Prime Minister David Cameron was forced to confront his own family’s role in the Slave Trade on a visit to Jamaica this week.
The PM arrived at Norman Manley International airport in the island’s capital, Kingston, promising a £200 million infrastructure aid boost to “reinvigorate” ties with the former British West Indies region – with UK firms set to compete to build roads, ports and bridges.
He said the cash would make the UK the largest individual donor to the region and that he wanted to concentrate on future relations between the countries not on centuries-old issues.
But his mission was at risk of being overshadowed by a row over whether the former colonial power should apologise and make financial amends for historic slavery.
Jamaican Prime Minister, Portia Simpson-Miller, said she had raised the controversial question during one-to-one talks with the PM at her official residence in Kingston. She said she told him that while she was “aware of the obvious sensitivities”, Jamaica was “involved in a process under the auspices of the Caribbean Community to engage the UK on the matter”.
Mr Cameron made no mention of the issue after the talks – but Number 10 said he had made clear to his opposite number that he “understood it was an issue for some people”. However he “reiterated the long-standing position of the United Kingdom that we do not believe reparations is the right approach”.
Speaking to reporters on the flight to the Caribbean, Mr Cameron made clear he did not want to focus on the issue.
“This is about the future relationship and about what we should be doing together economically in terms of trade and investment and this significant infrastructure fund I am announcing,” he said.
“So that is what the visit is about, it’s talking about the future.”

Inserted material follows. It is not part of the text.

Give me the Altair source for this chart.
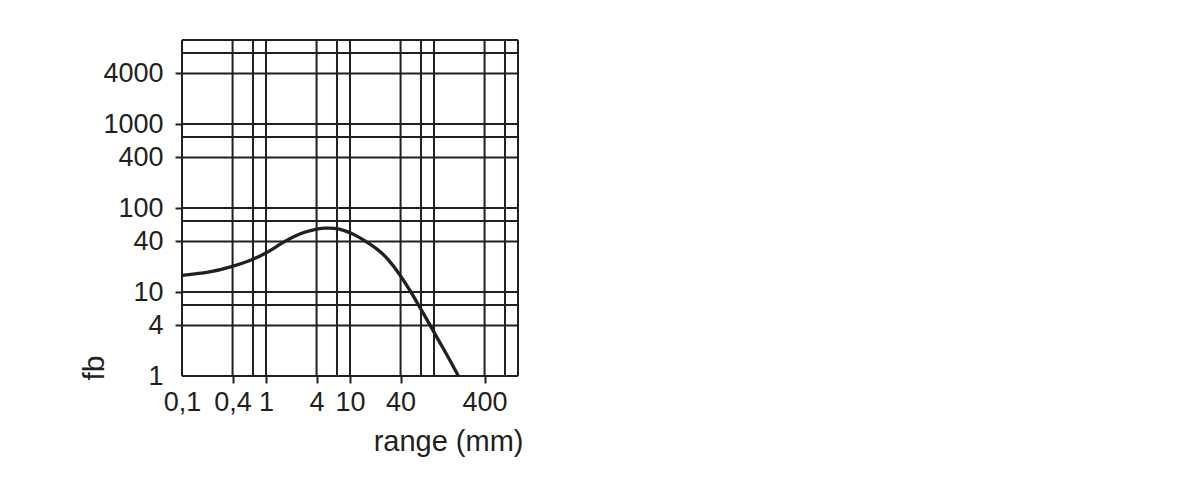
import altair as alt
import pandas as pd

# curve (range in mm, f_b)
range_mm = [0.1, 0.21, 0.38, 0.68, 0.97, 1.28, 1.68, 2.2, 2.88, 3.79, 4.97, 6.5, 8.56,
            11.2, 14.7, 22.2, 29.1, 38.2, 50.1, 65.8, 86.3, 113, 148, 195]
fb_vals  = [15.8, 17.0, 19.8, 24.0, 28.6, 33.8, 40.2, 46.4, 51.8, 55.7, 57.8, 57.8, 54.3,
            48.6, 41.3, 31.5, 24.0, 16.8, 11.0, 6.95, 4.32, 2.66, 1.68, 1.0]

x_grid = [0.1, 0.4, 0.7, 1, 4, 7, 10, 40, 70, 100, 400, 700, 1000]
y_grid = [1, 4, 7, 10, 40, 70, 100, 400, 700, 1000, 4000, 7000, 10000]
x_ticks = [0.1, 0.4, 1, 4, 10, 40, 400]
y_ticks = [1, 4, 10, 40, 100, 400, 1000, 4000]

INK = "#231f20"
FONT = "Liberation Sans"

curve = pd.DataFrame({"range": range_mm, "fb": fb_vals})
xg = pd.DataFrame({"v": x_grid})
yg = pd.DataFrame({"v": y_grid})

xscale = alt.Scale(type="log", domain=[0.1, 1000], nice=False)
yscale = alt.Scale(type="log", domain=[1, 10000], nice=False)

xaxis = alt.Axis(
    values=x_ticks, grid=False, domain=False,
    labelExpr="replace(toString(datum.value), '.', ',')",
    tickSize=7, tickWidth=2, tickColor=INK,
    tickOpacity={"condition": {"test": "datum.value == 0.1", "value": 0}, "value": 1},
    labelFont=FONT, labelFontSize=27, labelColor=INK, labelPadding=6,
    labelFlush=False, labelOverlap=False,
    title="range (mm)", titleFont=FONT, titleFontSize=29, titleFontWeight="normal",
    titleColor=INK, titleAnchor="end", titleAlign="right", titlePadding=12,
    titleX=341,
)
yaxis = alt.Axis(
    values=y_ticks, grid=False, domain=False,
    labelExpr="toString(datum.value)",
    tickSize=7, tickWidth=2, tickColor=INK,
    tickOpacity={"condition": {"test": "datum.value == 1", "value": 0}, "value": 1},
    labelFont=FONT, labelFontSize=27, labelColor=INK, labelPadding=12,
    labelFlush=False, labelOverlap=False,
    title="fb", titleFont=FONT, titleFontSize=30, titleFontWeight="normal",
    titleColor=INK, titleAngle=270, titleAnchor="start", titleAlign="left",
    titleBaseline="middle", titleX=-88, titleY=340,
)

vgrid = alt.Chart(xg).mark_rule(color=INK, strokeWidth=2).encode(
    x=alt.X("v:Q", scale=xscale, axis=xaxis)
)
hgrid = alt.Chart(yg).mark_rule(color=INK, strokeWidth=2).encode(
    y=alt.Y("v:Q", scale=yscale, axis=yaxis)
)
line = alt.Chart(curve).mark_line(color=INK, strokeWidth=3.3, interpolate="basis", clip=True).encode(
    x=alt.X("range:Q", scale=xscale),
    y=alt.Y("fb:Q", scale=yscale),
)

chart = alt.layer(vgrid, hgrid, line).properties(
    width=336, height=336,
    autosize=alt.AutoSizeParams(type="none"),
    padding={"left": 174, "top": 32, "right": 10, "bottom": 100},
).configure_view(stroke=None)

chart.save("out.html", embed_options={"renderer": "svg", "actions": False})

One Jamaican MP has threatened to boycott the PM’s speech at the country’s parliament if he does not engage on the issue.
Bert Samuels, a member of Jamaica’s National Commission on Reparations, told Television Jamaica: “His lineage has been traced and his forefathers were slave-owners and benefited from slavery. Therefore he needs to atone, to apologise personally and on behalf of his country.”

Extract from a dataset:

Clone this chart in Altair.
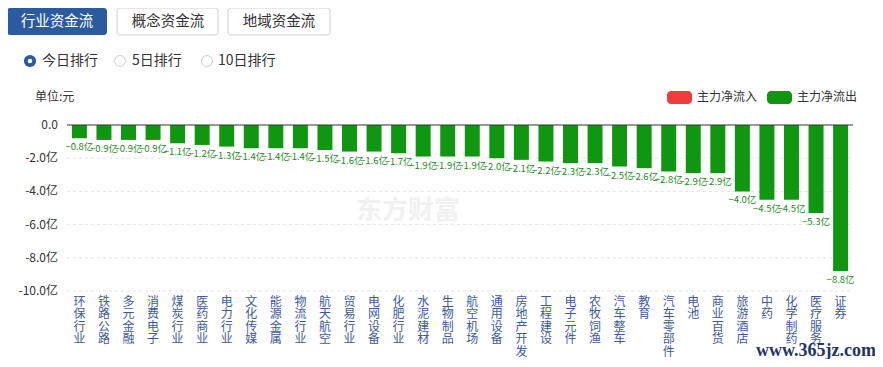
import altair as alt
import pandas as pd

categories = ["环保行业", "铁路公路", "多元金融", "消费电子", "煤炭行业", "医药商业", "电力行业",
              "文化传媒", "能源金属", "物流行业", "航天航空", "贸易行业", "电网设备", "化肥行业",
              "水泥建材", "生物制品", "航空机场", "通用设备", "房地产开发", "工程建设", "电子元件",
              "农牧饲渔", "汽车整车", "教育", "汽车零部件", "电池", "商业百货", "旅游酒店", "中药",
              "化学制药", "医疗服务", "证券"]
values = [-0.8, -0.9, -0.9, -0.9, -1.1, -1.2, -1.3, -1.4, -1.4, -1.4, -1.5, -1.6, -1.6, -1.7,
          -1.9, -1.9, -1.9, -2.0, -2.1, -2.2, -2.3, -2.3, -2.5, -2.6, -2.8, -2.9, -2.9, -4.0,
          -4.5, -4.5, -5.3, -8.8]
y_ticks = [0, -2, -4, -6, -8, -10]
y_tick_labels = ["0.0", "-2.0亿", "-4.0亿", "-6.0亿", "-8.0亿", "-10.0亿"]
tabs = ["行业资金流", "概念资金流", "地域资金流"]
radios = ["今日排行", "5日排行", "10日排行"]
legend_labels = ["主力净流入", "主力净流出"]

FONT = "Noto Sans CJK SC"
GREEN = "#119611"
RED = "#f03c3c"
BLUE = "#2c5a9e"

df = pd.DataFrame({"category": categories, "value": values})
ticks_df = pd.DataFrame({"tick": y_ticks, "tlabel": y_tick_labels})

# plot origin on page
OX, OY = 67, 125
W, H = 786, 166

dummy = alt.Data(values=[{"d": 1}])


def rect(x1, y1, x2, y2, fill, stroke=None, radius=0):
    kw = dict(fill=fill, cornerRadius=radius)
    if stroke:
        kw.update(stroke=stroke, strokeWidth=1)
    return alt.Chart(dummy).mark_rect(**kw).encode(
        x=alt.value(x1 - OX), x2=alt.value(x2 - OX),
        y=alt.value(y1 - OY), y2=alt.value(y2 - OY))


def text(x, y, s, size=12, color="#333", align="left", font=FONT, weight="normal"):
    return alt.Chart(dummy).mark_text(
        text=s, fontSize=size, color=color, align=align, baseline="middle",
        font=font, fontWeight=weight).encode(x=alt.value(x - OX), y=alt.value(y - OY))


def circle(x, y, size, color, filled=True, stroke_w=1):
    if filled:
        m = alt.Chart(dummy).mark_circle(size=size, color=color, opacity=1)
    else:
        m = alt.Chart(dummy).mark_point(shape="circle", size=size, color=color,
                                        strokeWidth=stroke_w, filled=False, opacity=1)
    return m.encode(x=alt.value(x - OX), y=alt.value(y - OY))


yscale = alt.Scale(domain=[-10, 0], nice=False)

xenc = alt.X("category:N", sort=None,
             scale=alt.Scale(paddingInner=0.39, paddingOuter=0.2),
             axis=alt.Axis(title=None, labelAngle=0, domain=False, ticks=False,
                           labelExpr="split(datum.label, '')", labelLineHeight=12.6,
                           labelFontSize=12, labelColor="#3d5a98", labelPadding=5,
                           labelFont=FONT, labelOverlap=False, labelBaseline="top"))
yenc = alt.Y("value:Q", scale=yscale,
             axis=alt.Axis(title=None, ticks=False, labels=False, grid=False,
                           domainColor="#333"))

# grid + y labels from the tick arrays
grid = alt.Chart(ticks_df).transform_filter("datum.tick != 0").mark_rule(
    color="#e4e4e4", strokeDash=[3, 3], strokeWidth=1
).encode(y=alt.Y("tick:Q", scale=yscale, axis=None), x=alt.value(0), x2=alt.value(W))
ylabels = alt.Chart(ticks_df).mark_text(
    align="right", baseline="middle", fontSize=12, color="#333", font=FONT, dx=-9
).encode(y=alt.Y("tick:Q", scale=yscale, axis=None), x=alt.value(0), text="tlabel:N")
zero = alt.Chart(ticks_df).transform_filter("datum.tick == 0").mark_rule(
    color="#333", strokeWidth=1
).encode(y=alt.Y("tick:Q", scale=yscale, axis=None), x=alt.value(0), x2=alt.value(W))

base = alt.Chart(df)
bars = base.mark_bar(color=GREEN).encode(x=xenc, y=yenc)
labels = base.transform_calculate(
    lbl="format(datum.value, '.1f') + '亿'"
).mark_text(color="#1e8a1e", fontSize=9.5, baseline="top", dy=4, font=FONT).encode(
    x=alt.X("category:N", sort=None), y=alt.Y("value:Q"), text="lbl:N")

layers = [
    grid,
    text(408, 211, "东方财富", size=26, color="#f1f1f1", align="center", weight="bold"),
    bars, labels, zero, ylabels,
    # tabs
    rect(7, 8, 107, 35, BLUE, radius=3),
    rect(117, 8, 218, 35, "white", stroke="#cfcfcf", radius=3),
    rect(228, 8, 330, 35, "white", stroke="#cfcfcf", radius=3),
    text(57, 22, tabs[0], size=14.5, color="white", align="center"),
    text(168, 22, tabs[1], size=14.5, color="#333", align="center"),
    text(279, 22, tabs[2], size=14.5, color="#333", align="center"),
    # radios
    circle(30, 61, 150, BLUE),
    circle(30, 61, 20, "white"),
    circle(120, 61, 120, "#cccccc", filled=False),
    circle(207, 61, 120, "#cccccc", filled=False),
    text(42, 61, radios[0], size=14),
    text(132, 61, radios[1], size=14),
    text(218, 61, radios[2], size=14),
    # unit
    text(35, 97, "单位:元", size=12),
    # legend
    rect(667, 91, 692, 104, RED, radius=4),
    text(697, 97, legend_labels[0], size=12),
    rect(767, 91, 792, 104, GREEN, radius=4),
    text(797, 97, legend_labels[1], size=12),
    # site watermark
    text(816, 351, "www.365jz.com", size=18, color="#1f3568", align="center",
         font="Liberation Serif", weight="bold"),
]

chart = alt.layer(*layers).properties(
    width=W, height=H,
    autosize=alt.AutoSizeParams(type="none"),
    padding={"left": 59, "top": 117, "right": 22, "bottom": 68},
    background="white",
).configure_view(stroke=None)

chart.save("out.html", embed_options={"renderer": "svg", "actions": False})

He said his countrymen had been “left behind because of racism” and should now be compensated.
The issue of slave-owning nations compensating former colonies for the trade is a hot one in the Caribbean, where national commissions have calculated the sums could run into trillions of dollars. One suggestion has been that the money could be provided in the form of debt relief.
Mrs Simpson Miller told the United Nations in 2013 there should be “an international discussion in a non-confrontational manner” and its parliament had passed a motion backing reparations.
Jamaican MP Mike Henry told The Gleaner newspaper “If it is not on the agenda, I will not attend any functions involving the visiting Prime Minister, and I will cry shame on those who do, considering that there was not a dissenting voice in the debate in Parliament.”
Critics have pointed to compensation paid to one of Mr Cameron’s own ancestors for the slaves he lost when slavery was abolished in 1834 as a reason he should personally apologise. Records show General Sir James Duff, an army officer, MP and Mr Cameron’s first cousin six generations removed, was compensated to the tune of £4,101 when he forfeited 202 slaves on the Grange Sugar Estate in Jamaica – equal to more than £3m today.
Mr Cameron was less evasive about the £25 million Britain will spend on a new prison in Jamaica so hundreds of criminals can be sent home to the Caribbean rather than serve their sentences in the UK. The cash, which will come from the UK’s foreign aid budget, has been agreed to help break the deadlock in lengthy negotiations over a compulsory prisoner transfer deal between the two countries.
More than 600 Jamaican nationals behind bars in Britain cannot be repatriated because of fears that poor jail conditions on the island would lead to successful challenges under human rights law.